The small form factor and analogue circuitry made some draw parallels between the Monotron and the Stylophone, a miniature analogue electronic keyboard musical instrument invented in 1967 by Brian Jarvis — British consumer electronics magazine Stuff called the Monotron "the new Stylophone" following its release.

Monotron has a voltage-controlled oscillator (VCO), voltage-controlled filter (VCF), a simple gated voltage-controlled amplifier (VCA) and a low-frequency oscillator (LFO). The VCO and LFO both use a sawtooth waveform.
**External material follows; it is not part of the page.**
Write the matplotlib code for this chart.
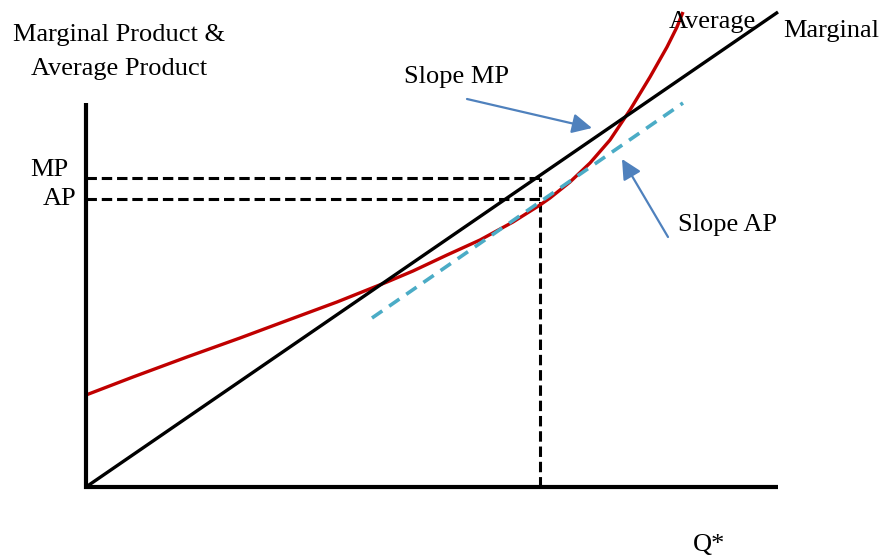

The Monotron's VCO has control over pitch and can reach frequencies below human hearing. The LFO has control over a range of <1 Hz to 900 Hz and can be routed to pitch or filter cutoff, with control over intensity. The VCF is the same design as the Korg-25 filter chip that used on the MS-10 and MS-20 synthesizers. It has control over cutoff and resonance. External connections on the Monotron consist of a headphone output and an audio input.

Monotron Duo 

The Monotron Duo was announced in November 2011. It was exhibited at the NAMM show. It shares the same base design as the original Monotron but is instead coloured blue. Like other models, the Monotron Duo has a ribbon controller (with a range of one octave). The ribbon controller has four playing modes: chromatic, major, minor and unquantised. Monotron Duo has an automatic tuning system to ensure tuning stability.

The Monotron Duo loses the LFO of the original and replaces it with an extra VCO and a cross-modulation circuit. The dual VCOs use square waveforms and have a range of four octaves. VCO2's frequency is dependent on VCO1 so it can be set to play in intervals. The cross-modulation circuit (named "X-mod" by Korg)  is similar to the one found on Korg's Mono/Poly synthesizer. The 12 db/octave MS-20 filter is also present on the Monotron Duo with control over cutoff and resonance.

Monotron Delay 

Announced alongside the Monotron Duo, the Monotron Delay has a design more similar to the original. Its faceplate is black and orange, with additional writing done in UV paint.

The Delay's ribbon controller is unquantised and spans four octaves. Its markings- ostensibly representing a keyboard little over an octave in size- are purely decorative and do not correspond to the pitch output nor the ribbon's actual range.

The sound engine of the Monotron Delay includes a single VCO, an LFO, VCF and a delay circuit. The VCO uses a sawtooth waveform. The VCF is the same as the other Monotrons but only has control over cutoff. The LFO is connected to oscillator pitch and can be a triangle (blendable between sawtooth and ramp) or pulse (with PWM) waveform. The delay circuit is based on the PT2399 echo processor chip and has control over time and feedback. Maximum delay times are around one second. The delay will self oscillate at high feedback levels.

Modifications 

Due to their accessibility, the Monotron series became very popular candidates for modifications. Part of this popularity comes from Korg's decision to release the Monotrons' schematics online as well as labeling relevant solder points on the PCB.

Due to the lack of external connections on the Monotrons (apart from audio in/out), the most popular modifications add control voltage (CV) or MIDI capabilities to control the synthesizer from other hardware. Mods adding MIDI support use microcontrollers such as the Raspberry Pi or an Atmel ATmega328P.

Other modifications can be more extreme, like the "FrankenSynth". Nicknamed by the digital music resource site Ask.Audio, it is a heavily expanded Monotron designed in the United Kingdom by Harry Axten. Carrying out any modifications on a Monotron voids the synthesizer's warranty.